[lvm-devel] [PATCH 2 of 4] Handle transient secondary mirror leg failures

Fri Dec 18 18:49:40 UTC 2009

Takahiro Yasui [tyasui at redhat.com] wrote:
> On 12/18/09 12:10, Jonathan Brassow wrote:
> > 2) If you don't get a new table loaded, it will behave as a suspend/ 
> > resume only.  Recent code changes in dm-raid1.c are causing  
> > 'log_failure' and 'leg_failure' to not be reset in those cases.  IOW,  
> > all these steps could be for nothing.  :(
> 
> I would like to know how effective the retry is. As Jon explained
> above, recent upstream kernel blocks all write I/Os on NOSYNC regions.
> This means that those write I/Os are kept blocked for a long time.
> For example, mirror retry interval in your patch #4 is 30 seconds and
> application or  filesystem will be waited for 30 seconds (330 seconds
> if retry count is 10). Can your application wait for more than 5 minutes?
> 
> This behaviour will not been solved even if kernel is fixed so that
> log_failure and leg_failure are reset. The write I/Os blocked will
> be re-queued in the kernel when suspend/resume are done, but they
> will be put in the hold queue again if the device failure is not
> transient but permanent.
> 
> I would like to know the use case of this patch set.
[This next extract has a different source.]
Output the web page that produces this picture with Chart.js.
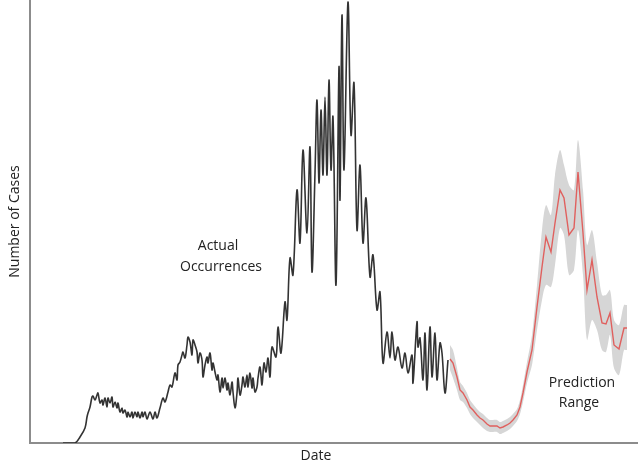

I have tested with RHEL5.4 kernel that doesn't block on device failure.
IMHO, suspend/resume is doing two things if the kernel code blocks on
failure -- 1) letting the kernel module unblock 2) start resync. We
should separate those two actions. Maybe, we should do something here???
Have an ioctl to start resync or have a message to unblock....

Also, blocking the kernel module introduced a regression -- the
mirror will block forever on a transient failure!

Thanks, Malahal.